Mini practice exercise — 30 to 45 minutes
- Pick a 2‑bar break and Slice to New MIDI Track in Drum Rack so snare and kick sit on separate pads.
- Build an Audio Effect Rack with Clean, Stutter and Atmos chains and map Chain Selector to Macro 1.
- Clean: Glue + EQ Eight. Stutter: Beat Repeat at 1/16, Saturator, Auto Filter mapped to Macro 2. Atmos: consolidate a 1/4 slice, reverse it, route to an HP’d Reverb and add Grain Delay.
- Program a one‑bar MIDI clip with rapid 16th chops and a snare roll on the last 1/8. Automate Macro 1 0→100 across the bar and Macro 2 so Beat Repeat chance rises from 20 to 90. Automate Clip Transpose to +400 cents across the bar. Add a reversed 1/8 tail and silence at the drop.
- Export the fill, compare to an Adam F reference, and iterate.

Recap
- You rebuilt an Adam F–style break fill by slicing a break into a Drum Rack, creating Clean, Stutter and Atmos parallel chains in an Audio Effect Rack, mapping macros for intensity and stutter control, using Beat Repeat, Grain Delay and Reverb for rave character, and arranging automation to escalate tension into a drop.
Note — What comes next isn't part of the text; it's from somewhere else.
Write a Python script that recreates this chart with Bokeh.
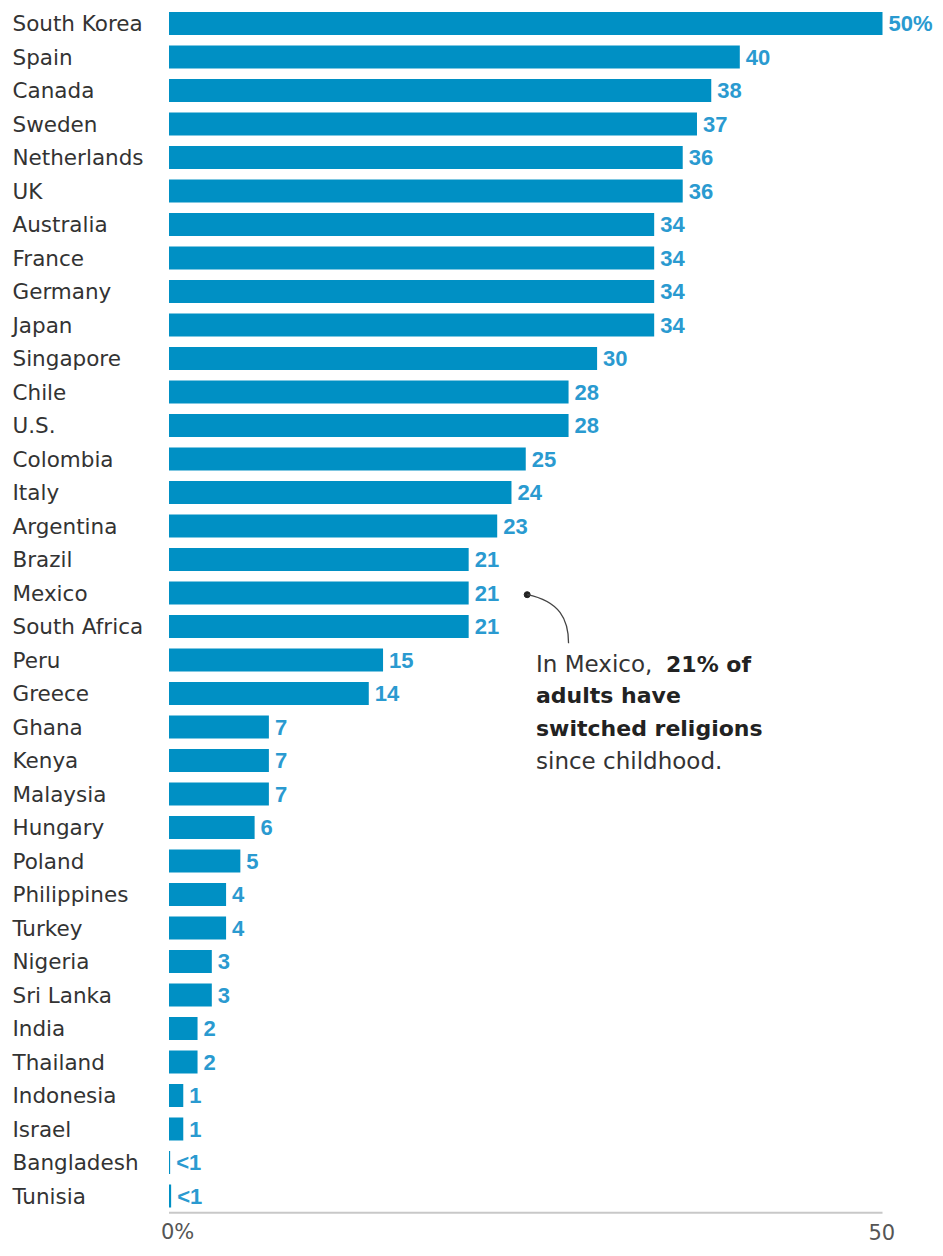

Key controls are Chain Selector morphing, Beat Repeat automation, pitch‑up automation, HP’d reverb sends, and resampling the final fill.

Final mindset notes
- Treat the fill as dramatic punctuation — it must both destroy and deliver. Keep transients audible and low end controlled so the drop hits clean.
- Adam F style = controlled chaos: contrast very tight hits with wide washed tails.
- Save versions as you go, commit two resample lanes early — one punchy and one wide — and practice the 30–45 minute exercise repeatedly to build intuition.

That’s it — follow these steps, map the macros thoughtfully, automate with musical curves, and you’ll have a rave‑laced Adam F break fill ready to shove into your drop. Good luck, and have fun sculpting controlled chaos.